Co do krokwi, to wielkim dla mnie problemem było takie wymierzenie ich rozstawu, żeby odpowiednio weszły wrębami na murłaty, wysuwając się jednocześnie poza obręb stropu przynajmniej kilka centymetrów, żeby można było potem zamocować rynnę. Wręby musiały być oczywiście wcięte poziomo, a nie pod kątem prostym do krokwi, co wcale nie ułatwiało sprawy. Jednocześnie, zewnętrzna krawędź krokwi nie mogła przekraczać 230 cm, bo według wyliczeń na takiej długości będzie można optymalnie wykorzystać płyty OSB, które mam zamiar użyć jako podstawę pod gonty. Problemem był też brak równej powierzchni, więc musiałem się ratować paletami, choć i tak nie był to stół doskonały ;) Po kilku godzinach łamania sobie głowy w upale ponad 30stC, mierzenia, prób i pomyłek, postanowiłem wykonać sobie odpowiednio duży kątownik, jako przyrząd pomiarowy. Wyszukałem kilka w miarę prostych desek, które zbiłem w taki kątownik, którego wierzchołki układały się w pożądany trójkąt.

Górny wierzchołek tego trójkąta wyznaczał wysunięty gwóźdź.

Pierwsza para krokwi z jętką wreszcie gotowa do zamocowania. Wręby wykonane wyżej, to te, które zostały wycięte źle. Poprawne są te bliżej końca. Zakończenie krokwi zrobiłem na kont prosty, bo zabawa z kątami, żeby krawędź po zawieszeniu wyszła pionowa czy pozioma, zwyczajnie mnie już na tę chwilę przerosła.

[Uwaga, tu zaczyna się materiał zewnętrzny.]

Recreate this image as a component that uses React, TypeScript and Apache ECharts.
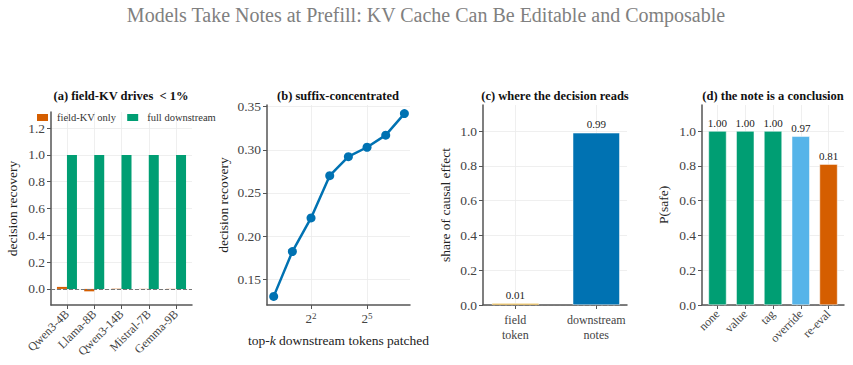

Wręby w poziomie robiłem na 5cm.

Jętka przybita na wierzch na 4 gwoździe spiralne, bez bawienia się w wycinanie skosu czy zamków. Wystarczająco dużo zabawy miałem z wycinaniem zakładek na złączeniu krokwi, bo musiałem sporą część ciąć ręcznie.

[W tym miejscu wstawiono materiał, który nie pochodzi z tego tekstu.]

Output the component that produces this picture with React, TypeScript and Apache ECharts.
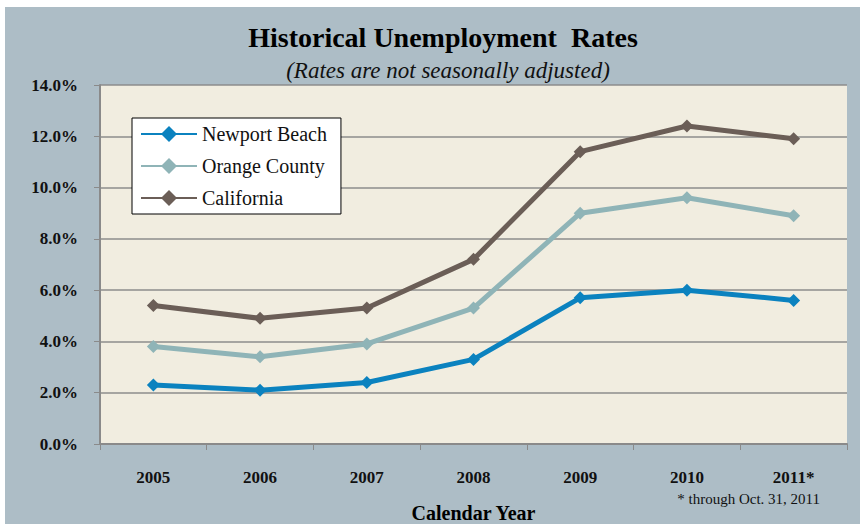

Krokwie złączone śrubą i zbite zwykłymi gwoździami w czterech punktach. Na początku używałem jeszcze wkrętów, ale drewno pękało, więc zostałem przy gwoździach.


Jak się okazało, wtaszczenie takiej pary krokwi na strop nie było takie trudne w dwie osoby. Wystarczyła jedna drabina i jeden taboret. Każdą krokiew mocowałem do murłaty na dwa kątowniki, więc przed wciągnięciem na górę, na każdej krokwi przykręciłem po jednym, żeby u góry móc od razu wkręcać w murłatę. Miejsca, w których krokwie miały stanąć były wcześniej zaznaczone.


Poniżej pierwsza i dwie kolejne krokwie.